• **Instructions to follow**
Retype each line of the listing below, from the first through the one holding "74, 72, 79];", with no other lines.

• **Available data**
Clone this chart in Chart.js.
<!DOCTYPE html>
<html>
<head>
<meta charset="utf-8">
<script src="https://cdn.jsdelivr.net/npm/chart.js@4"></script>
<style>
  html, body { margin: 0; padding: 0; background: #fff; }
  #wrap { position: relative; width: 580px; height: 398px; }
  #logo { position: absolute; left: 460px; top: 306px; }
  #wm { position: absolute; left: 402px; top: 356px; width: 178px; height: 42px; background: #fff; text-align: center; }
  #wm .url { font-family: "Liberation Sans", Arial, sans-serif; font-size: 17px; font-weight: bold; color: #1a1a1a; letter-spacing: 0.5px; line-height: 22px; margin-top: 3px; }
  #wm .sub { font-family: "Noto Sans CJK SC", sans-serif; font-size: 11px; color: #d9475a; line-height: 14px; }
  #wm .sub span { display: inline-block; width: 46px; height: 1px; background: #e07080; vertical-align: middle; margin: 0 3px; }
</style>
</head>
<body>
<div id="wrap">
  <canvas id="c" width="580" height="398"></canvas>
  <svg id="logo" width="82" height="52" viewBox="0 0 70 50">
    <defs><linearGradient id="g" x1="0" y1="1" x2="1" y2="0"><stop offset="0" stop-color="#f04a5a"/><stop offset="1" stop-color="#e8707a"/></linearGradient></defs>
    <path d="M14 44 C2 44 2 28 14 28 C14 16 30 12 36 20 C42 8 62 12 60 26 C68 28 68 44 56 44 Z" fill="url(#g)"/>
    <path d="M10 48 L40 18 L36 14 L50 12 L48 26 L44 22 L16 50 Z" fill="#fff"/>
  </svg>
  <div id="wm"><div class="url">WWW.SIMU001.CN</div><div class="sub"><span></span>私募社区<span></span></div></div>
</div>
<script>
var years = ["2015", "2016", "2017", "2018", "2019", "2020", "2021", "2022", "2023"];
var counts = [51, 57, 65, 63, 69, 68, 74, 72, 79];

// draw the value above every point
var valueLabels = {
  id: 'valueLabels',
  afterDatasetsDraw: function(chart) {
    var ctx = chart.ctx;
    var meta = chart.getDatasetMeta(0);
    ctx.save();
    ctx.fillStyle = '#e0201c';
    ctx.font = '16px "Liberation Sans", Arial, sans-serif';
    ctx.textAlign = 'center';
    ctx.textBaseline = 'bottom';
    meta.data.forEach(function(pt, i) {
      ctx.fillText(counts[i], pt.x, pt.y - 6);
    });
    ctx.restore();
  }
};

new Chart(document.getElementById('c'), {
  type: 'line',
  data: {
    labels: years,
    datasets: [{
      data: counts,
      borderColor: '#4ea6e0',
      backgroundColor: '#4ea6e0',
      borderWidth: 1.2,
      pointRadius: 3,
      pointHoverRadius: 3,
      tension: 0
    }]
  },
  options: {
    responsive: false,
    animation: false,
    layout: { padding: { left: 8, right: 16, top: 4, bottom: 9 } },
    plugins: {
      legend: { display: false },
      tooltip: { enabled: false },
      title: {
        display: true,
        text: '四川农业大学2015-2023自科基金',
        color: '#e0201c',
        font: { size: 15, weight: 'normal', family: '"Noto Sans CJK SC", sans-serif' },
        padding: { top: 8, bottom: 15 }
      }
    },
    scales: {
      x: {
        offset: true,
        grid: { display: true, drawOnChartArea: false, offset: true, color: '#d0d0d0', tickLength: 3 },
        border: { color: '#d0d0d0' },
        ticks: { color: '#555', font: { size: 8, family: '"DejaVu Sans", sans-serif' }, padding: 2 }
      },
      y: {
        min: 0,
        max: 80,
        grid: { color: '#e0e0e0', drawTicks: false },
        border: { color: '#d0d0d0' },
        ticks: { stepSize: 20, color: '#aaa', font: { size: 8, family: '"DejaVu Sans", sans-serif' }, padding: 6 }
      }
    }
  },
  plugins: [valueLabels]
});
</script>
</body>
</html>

• **Task solution**
Clone this chart in Chart.js.
<!DOCTYPE html>
<html>
<head>
<meta charset="utf-8">
<script src="https://cdn.jsdelivr.net/npm/chart.js@4"></script>
<style>
  html, body { margin: 0; padding: 0; background: #fff; }
  #wrap { position: relative; width: 580px; height: 398px; }
  #logo { position: absolute; left: 460px; top: 306px; }
  #wm { position: absolute; left: 402px; top: 356px; width: 178px; height: 42px; background: #fff; text-align: center; }
  #wm .url { font-family: "Liberation Sans", Arial, sans-serif; font-size: 17px; font-weight: bold; color: #1a1a1a; letter-spacing: 0.5px; line-height: 22px; margin-top: 3px; }
  #wm .sub { font-family: "Noto Sans CJK SC", sans-serif; font-size: 11px; color: #d9475a; line-height: 14px; }
  #wm .sub span { display: inline-block; width: 46px; height: 1px; background: #e07080; vertical-align: middle; margin: 0 3px; }
</style>
</head>
<body>
<div id="wrap">
  <canvas id="c" width="580" height="398"></canvas>
  <svg id="logo" width="82" height="52" viewBox="0 0 70 50">
    <defs><linearGradient id="g" x1="0" y1="1" x2="1" y2="0"><stop offset="0" stop-color="#f04a5a"/><stop offset="1" stop-color="#e8707a"/></linearGradient></defs>
    <path d="M14 44 C2 44 2 28 14 28 C14 16 30 12 36 20 C42 8 62 12 60 26 C68 28 68 44 56 44 Z" fill="url(#g)"/>
    <path d="M10 48 L40 18 L36 14 L50 12 L48 26 L44 22 L16 50 Z" fill="#fff"/>
  </svg>
  <div id="wm"><div class="url">WWW.SIMU001.CN</div><div class="sub"><span></span>私募社区<span></span></div></div>
</div>
<script>
var years = ["2015", "2016", "2017", "2018", "2019", "2020", "2021", "2022", "2023"];
var counts = [51, 57, 65, 63, 69, 68, 74, 72, 79];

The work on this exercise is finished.